A new digital front door
Bryant’s other priority for the spending review is the public facing side of NHS England, and focuses on how patients interact digitally with the NHS in a variety of ways. “There is a plethora of services we know our public want,” says Bryant, mentioning the likes of online NHS 111, access to medical records, appointment booking and ordering repeat prescriptions.
“But from a technical perspective all those services are sitting on different assets: some are local, some are national, some are NHS England, some are Health and Social Care Information Centre, and so on.”
The goal is to bring them together under one brand in NHS.uk, which NHS England is working to evolve from being the home of the NHS Choices’ platform for health information to a “trusted front door” for citizens to access NHS services.
As an example, she mentions the European Health Insurance Card, which allows anyone who is insured by or covered by the statutory social security scheme of an EEA country to receive medical treatment.
The card is free for UK citizens, but some people can end up paying £50 if they search online and find a private company offering the service, says Bryant. By bringing EHIC registration onto the NHS.uk platform, citizens will have access to the service on a site they trust in a way that is easy to understand. “People can trust it, and we can all get an EHIC without paying £50.”
Bryant says the team has set a date of 2018 for the new NHS.uk to feel “fully functioning”, while they will be “dripping through functionality and services on a gradual basis” from now on.
Work is already progressing on an online version of NHS 111 and there are plans to launch a library of medical apps on NHS.uk that have been clinically and technically assessed by April next year.

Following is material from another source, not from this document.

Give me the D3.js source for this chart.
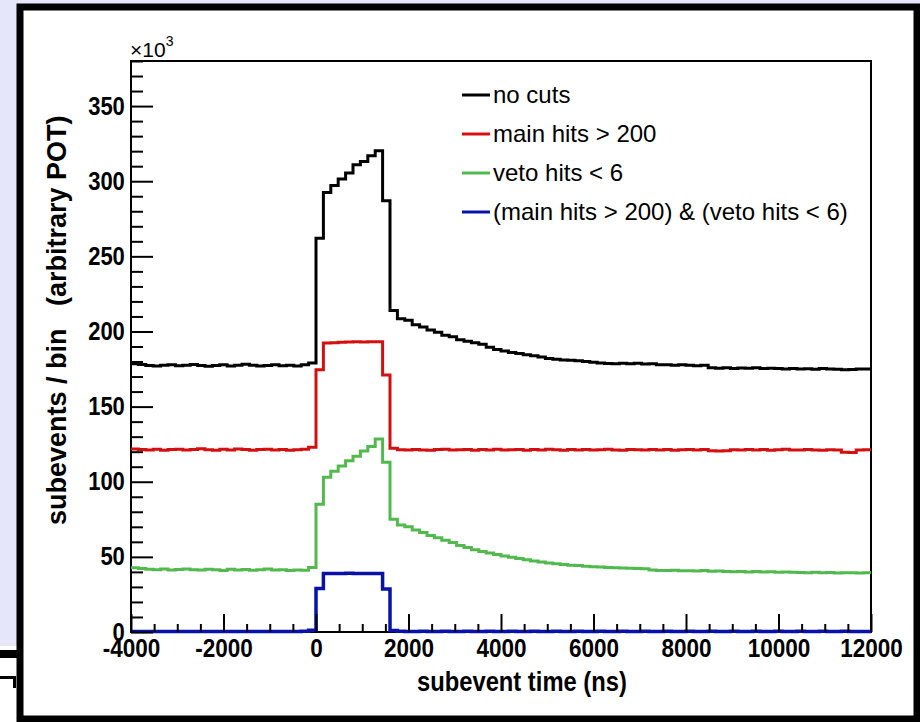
<!DOCTYPE html>
<html>
<head>
<meta charset="utf-8">
<script src="https://cdn.jsdelivr.net/npm/d3@7"></script>
<style>
  body { margin: 0; background: #ffffff; }
  svg { display: block; font-family: "Liberation Sans", Arial, Helvetica, sans-serif; }
</style>
</head>
<body>
<div id="chart-container"></div>
<script>
// Histogram binning: 100 bins of 160 ns from -4000 to 12000 ns
const histMin = -4000;
const histMax = 12000;
const binWidth = 160;

// Bin contents in thousands of subevents, one value per bin
const noCuts = [
    178.5, 178.0, 177.4, 177.0, 177.6, 177.9, 177.2, 177.5, 178.1, 177.3,
    176.9, 177.4, 177.8, 177.0, 177.5, 178.2, 177.6, 177.1, 177.4, 177.9,
    177.2, 177.6, 177.0, 177.8, 179.0,
    262.0, 292.5, 297.2, 301.4, 305.4, 310.9, 313.1, 316.9, 320.2, 287.0,
    214.0, 208.5, 207.5, 204.5, 203.0, 201.0, 199.5, 197.5, 196.5, 194.5,
    193.5, 192.5, 191.5, 189.5, 188.0, 187.0, 186.0, 185.3, 184.5, 183.8,
    183.0, 182.0, 181.5, 181.0, 180.8, 180.5, 180.0, 179.5, 179.0, 178.7,
    178.5, 178.8, 178.5, 178.9, 178.4, 178.6, 177.8, 177.9, 177.5, 177.8,
    177.6, 177.2, 177.5, 175.8, 175.6, 175.9, 175.4, 175.7, 175.5, 175.8,
    175.4, 175.6, 175.3, 175.1, 175.4, 175.0, 175.2, 174.9, 175.3, 175.0,
    174.8, 174.5, 174.7, 175.0, 175.1
];

const mainHits = [
    121.8, 121.5, 121.2, 121.6, 121.0, 121.4, 121.7, 121.1, 121.5, 121.9,
    121.3, 121.0, 121.6, 121.2, 121.8, 121.4, 121.0, 121.5, 121.7, 121.2,
    121.4, 121.0, 121.3, 121.6, 123.0,
    174.5, 192.3, 192.5, 192.8, 193.0, 193.1, 193.0, 193.2, 193.1, 171.0,
    122.3, 121.3, 121.1, 121.5, 121.2, 121.0, 121.4, 121.6, 121.1, 121.3,
    121.5, 121.0, 121.4, 121.2, 121.6, 121.1, 121.3, 121.5, 121.0, 121.4,
    121.2, 121.6, 121.3, 121.0, 121.4, 121.2, 121.5, 121.1, 121.3, 121.6,
    121.2, 121.0, 121.4, 121.3, 121.1, 121.5, 121.2, 121.4, 121.0, 121.3,
    121.5, 121.2, 121.4, 120.6, 120.5, 120.7, 121.3, 121.1, 121.5, 121.2,
    121.4, 121.0, 121.3, 121.6, 121.2, 121.1, 121.4, 121.2, 121.0, 121.3,
    121.2, 119.6, 119.5, 121.2, 121.3
];

const vetoHits = [
    42.8, 42.2, 41.8, 41.5, 41.9, 41.3, 41.6, 42.0, 41.4, 41.2,
    41.7, 41.5, 41.0, 41.8, 41.3, 41.6, 41.1, 41.5, 41.9, 41.2,
    41.4, 41.0, 41.3, 41.1, 43.0,
    85.0, 103.0, 107.0, 110.5, 114.0, 117.0, 120.5, 123.5, 128.5, 113.0,
    75.0, 71.2, 70.0, 67.8, 66.3, 64.2, 62.8, 61.0, 59.6, 57.6,
    56.2, 54.8, 53.6, 52.5, 51.5, 50.6, 49.7, 48.9, 48.1, 47.2,
    46.6, 46.0, 45.4, 44.9, 44.5, 44.2, 43.8, 43.5, 43.3, 43.0,
    42.8, 42.6, 42.4, 42.3, 42.1, 41.2, 41.0, 40.9, 41.1, 40.7,
    40.8, 40.6, 40.9, 40.5, 40.6, 40.2, 40.1, 40.3, 40.0, 40.2,
    39.9, 40.1, 39.8, 40.0, 39.7, 39.6, 39.5, 39.7, 39.4, 39.6,
    39.3, 39.5, 39.4, 39.2, 39.4
];

const bothCuts = [
    0.3, 0.4, 0.3, 0.3, 0.4, 0.3, 0.3, 0.4, 0.3, 0.3,
    0.4, 0.3, 0.3, 0.4, 0.3, 0.3, 0.4, 0.3, 0.3, 0.4,
    0.3, 0.3, 0.4, 0.5, 1.2,
    29.0, 39.0, 39.0, 39.0, 39.1, 39.0, 39.0, 39.0, 39.0, 28.6,
    1.0, 0.5, 0.4, 0.4, 0.5, 0.4, 0.4, 0.5, 0.4, 0.4,
    0.5, 0.4, 0.4, 0.5, 0.4, 0.4, 0.5, 0.4, 0.4, 0.5,
    0.4, 0.4, 0.5, 0.4, 0.4, 0.5, 0.4, 0.4, 0.5, 0.4,
    0.4, 0.5, 0.4, 0.4, 0.5, 0.4, 0.4, 0.5, 0.4, 0.4,
    0.5, 0.4, 0.4, 0.5, 0.4, 0.4, 0.5, 0.4, 0.4, 0.5,
    0.4, 0.4, 0.5, 0.4, 0.4, 0.5, 0.4, 0.4, 0.5, 0.4,
    0.4, 0.5, 0.4, 0.4, 0.4
];

const seriesNames = ["no cuts", "main hits > 200", "veto hits < 6", "(main hits > 200) & (veto hits < 6)"];
const seriesColors = ["#000000", "#d40f0f", "#52b94f", "#0812a8"];
const seriesValues = [noCuts, mainHits, vetoHits, bothCuts];

// Axis ticks
const xMajorTicks = [-4000, -2000, 0, 2000, 4000, 6000, 8000, 10000, 12000];
const yMajorTicks = [0, 50, 100, 150, 200, 250, 300, 350];

const width = 920;
const height = 722;
const margin = { top: 61, right: 49, bottom: 90, left: 131 };

const svg = d3.select("#chart-container")
    .append("svg")
    .attr("width", width)
    .attr("height", height);

// Page decoration around the picture (lavender strip and thick black frame)
svg.append("rect").attr("x", 0).attr("y", 0).attr("width", width).attr("height", 4).attr("fill", "#e6e6fa");
svg.append("rect").attr("x", 0).attr("y", 0).attr("width", 18).attr("height", 646).attr("fill", "#e6e6fa");
svg.append("rect").attr("x", 0).attr("y", 650).attr("width", 20).attr("height", 8).attr("fill", "#000");
svg.append("rect").attr("x", 0).attr("y", 676).attr("width", 16).attr("height", 3).attr("fill", "#000");
svg.append("rect").attr("x", 13).attr("y", 676).attr("width", 3).attr("height", 12).attr("fill", "#000");
svg.append("rect")
    .attr("x", 20).attr("y", 7)
    .attr("width", 897).attr("height", 712)
    .attr("fill", "#ffffff")
    .attr("stroke", "#000")
    .attr("stroke-width", 7);

// Scales
const x = d3.scaleLinear()
    .domain([histMin, histMax])
    .range([margin.left, width - margin.right]);

const y = d3.scaleLinear()
    .domain([0, 380])
    .range([height - margin.bottom, margin.top]);

// Plot frame
svg.append("rect")
    .attr("x", x(histMin))
    .attr("y", y(380))
    .attr("width", x(histMax) - x(histMin))
    .attr("height", y(0) - y(380))
    .attr("fill", "none")
    .attr("stroke", "#000")
    .attr("stroke-width", 2);

// Histograms as step lines
const stepLine = d3.line()
    .x((d) => x(d[0]))
    .y((d) => y(d[1]))
    .curve(d3.curveStepAfter);

seriesValues.forEach((values, i) => {
    const pts = values.map((v, k) => [histMin + k * binWidth, v]);
    pts.push([histMax, values[values.length - 1]]);
    svg.append("path")
        .datum(pts)
        .attr("fill", "none")
        .attr("stroke", seriesColors[i])
        .attr("stroke-width", i === 3 ? 3.5 : 3)
        .attr("stroke-linejoin", "miter")
        .attr("d", stepLine);
});

// plain hyphen minus like the original labels
const plainFormat = (d) => String(d);

// Y axis (ticks inside the frame)
const yMinor = d3.range(0, 381, 10).filter((v) => v % 50 !== 0);
svg.append("g")
    .attr("transform", `translate(${x(histMin)},0)`)
    .call(d3.axisLeft(y).tickValues(yMinor).tickSize(-12).tickFormat(""))
    .call((g) => g.select(".domain").remove());

svg.append("g")
    .attr("transform", `translate(${x(histMin)},0)`)
    .call(d3.axisLeft(y).tickValues(yMajorTicks).tickSize(-22).tickPadding(7).tickFormat(plainFormat))
    .call((g) => g.select(".domain").remove())
    .selectAll("text")
    .attr("transform", "scale(0.88,1)")
    .style("font-size", "25px")
    .style("font-weight", "bold")
    .style("fill", "#000");

// X axis
const xMinor = d3.range(histMin, histMax + 1, 500).filter((v) => v % 2000 !== 0);
svg.append("g")
    .attr("transform", `translate(0,${y(0)})`)
    .call(d3.axisBottom(x).tickValues(xMinor).tickSize(-8).tickFormat(""))
    .call((g) => g.select(".domain").remove());

svg.append("g")
    .attr("transform", `translate(0,${y(0)})`)
    .call(d3.axisBottom(x).tickValues(xMajorTicks).tickSize(-18).tickPadding(7).tickFormat(plainFormat))
    .call((g) => g.select(".domain").remove())
    .selectAll("text")
    .attr("transform", "scale(0.9,1)")
    .style("font-size", "25px")
    .style("font-weight", "bold")
    .style("fill", "#000");

svg.selectAll(".tick line")
    .attr("stroke", "#000")
    .attr("stroke-width", 2);

// Axis titles
svg.append("text")
    .attr("transform", "translate(417,691) scale(0.88,1)")
    .style("font-size", "27px")
    .style("font-weight", "bold")
    .text("subevent time (ns)");

svg.append("text")
    .attr("transform", "translate(66,525) rotate(-90)")
    .style("font-size", "27px")
    .style("font-weight", "bold")
    .style("white-space", "pre")
    .text("subevents / bin   (arbitrary POT)");

// Exponent label
const expo = svg.append("text")
    .attr("x", 130)
    .attr("y", 57)
    .style("font-size", "21px");
expo.append("tspan").text("\u00d710");
expo.append("tspan").attr("dy", -11).style("font-size", "14px").text("3");

// Legend
const legend = svg.append("g").attr("id", "legend");
seriesNames.forEach((name, i) => {
    const ly = 95 + i * 39;
    legend.append("line")
        .attr("x1", 462).attr("x2", 490)
        .attr("y1", ly).attr("y2", ly)
        .attr("stroke", seriesColors[i])
        .attr("stroke-width", 3);
    legend.append("text")
        .attr("x", 493)
        .attr("y", ly + 8)
        .style("font-size", "24px")
        .text(name);
});
</script>
</body>
</html>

Bryant is aware that the use of apps and other digital tools won’t be everyone’s idea of healthcare. “I think people get frightened if they think we’re trying to push everyone down this route. The reality is some people won’t do it, and some people won’t need to do it. But people with long term conditions who increasingly have a condition that affects their everyday lifestyle; we think this can become a way.”
Building relationships
As the digital agenda marches on, the relationship between what ‘the centre’ is doing and what local providers are doing is crucial. “We’ve worked really hard to build relationships, because in the past [they weren’t there],” she says. “There’s a sense that we are getting something of that right; and when we are not getting that right people are telling us.
“That’s a good thing; it shows the relationship is strong enough for them to feel they can be open about it.” For Bryant, the priorities for the centre are clear: “We are here to incentivise, promote, gather evidence, show case studies, and show people how to do it.” After that, it’s for local organisations to develop something that works for their community.
“Ultimately, we think patients and public are going to start to demand this from the NHS. The more we can get local organisations equipped, understanding it, and offering it the better.”
If that message isn’t strong enough, and the ambition to finally get electronic patient records in place, to have interoperable systems, and to share information with clinicians and patients remain ambitions, Bryant says: “We will have missed a huge trick.”
“It will be perpetually frustrating both our clinicians and our patients, who have to constantly repeat information as they move from care setting to care setting,” she says.
Worse, the NHS will continue to rely on paper and fax machines. Bryant has become well known for her planned “bonfire of the faxes” – something she is hoping to plan for 2020. “5 November might be good,” she laughs. “Maybe we can have it at EHI Live that year!”